The fact is…God called us to start a church, a movement, a visionary journey of creative discipleship and reconciliation that will change a city. So in the long run it really doesn’t matter if there is money available to live on or not, we will do what he has called us to do. Period.

Please don’t feel sorry for us. Feel sorry for yourself if you have never been taken to brink of disaster and taught to lean on Jesus in greater ways. Sure our family doesn’t have the money to keep up with our bills, we don’t have the money to take a family vacation or set up a retirement and savings program or buy the latest flat screen TV or go to a movie or buy gas for our cars.
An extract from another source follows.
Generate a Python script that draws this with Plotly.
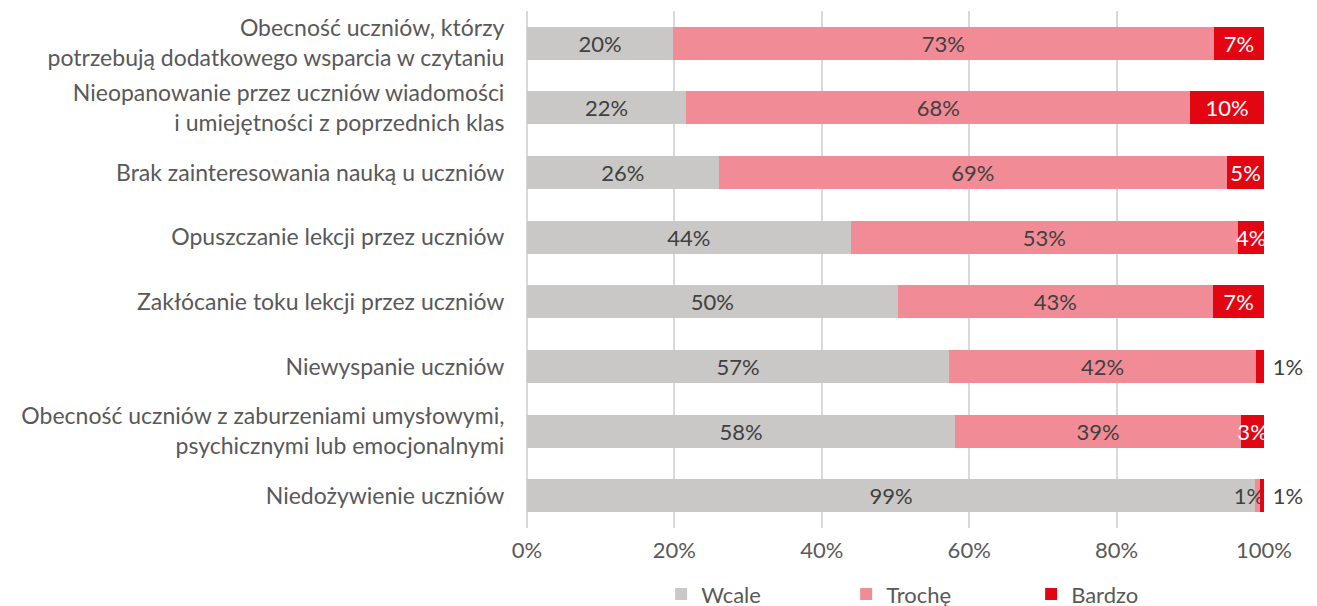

But we do have Jesus and he tells us not to worry about our clothing and food…He will take care of us.

Honestly, I don’t see it yet.  I just told a gentleman here in the Green Bean coffee shop that I feel like a cliff jumper and I am falling through the air and my hand is on the rip cord but God is saying, “wait for it,wait for it,” and I am waiting for his signal as the ground approaches at a wild speed.

Many of you who read this blog have been God’s answer to prayer. Two of you have sent us huge gifts, taking care of our mortgage. Many of you sacrificially give on a monthly basis allowing God to stretch you. Most of you spend time praying for my family, Epic Life Church and the massive influence God is giving us here on Aurora in North Seattle as we encourage life transformation by finding an epic life in Jesus Christ.

I am confident in these points.

  1. We are in exactly the right place at the right time in the History of Seattle.
  2. God will provide in miraculous ways. He is Faithful!
  3. Epic Life Church will continue to grow and thrive on Aurora.
  4. God has provided the perfect leadership for Epic Life.
  5. Our Faith in Christ is solid.
  6. My wife is confidently by my side.

Now I believe it is time to write the book about the success of God’s church in Seattle before it is. We are doing more than living on a prayer we are living on a calling.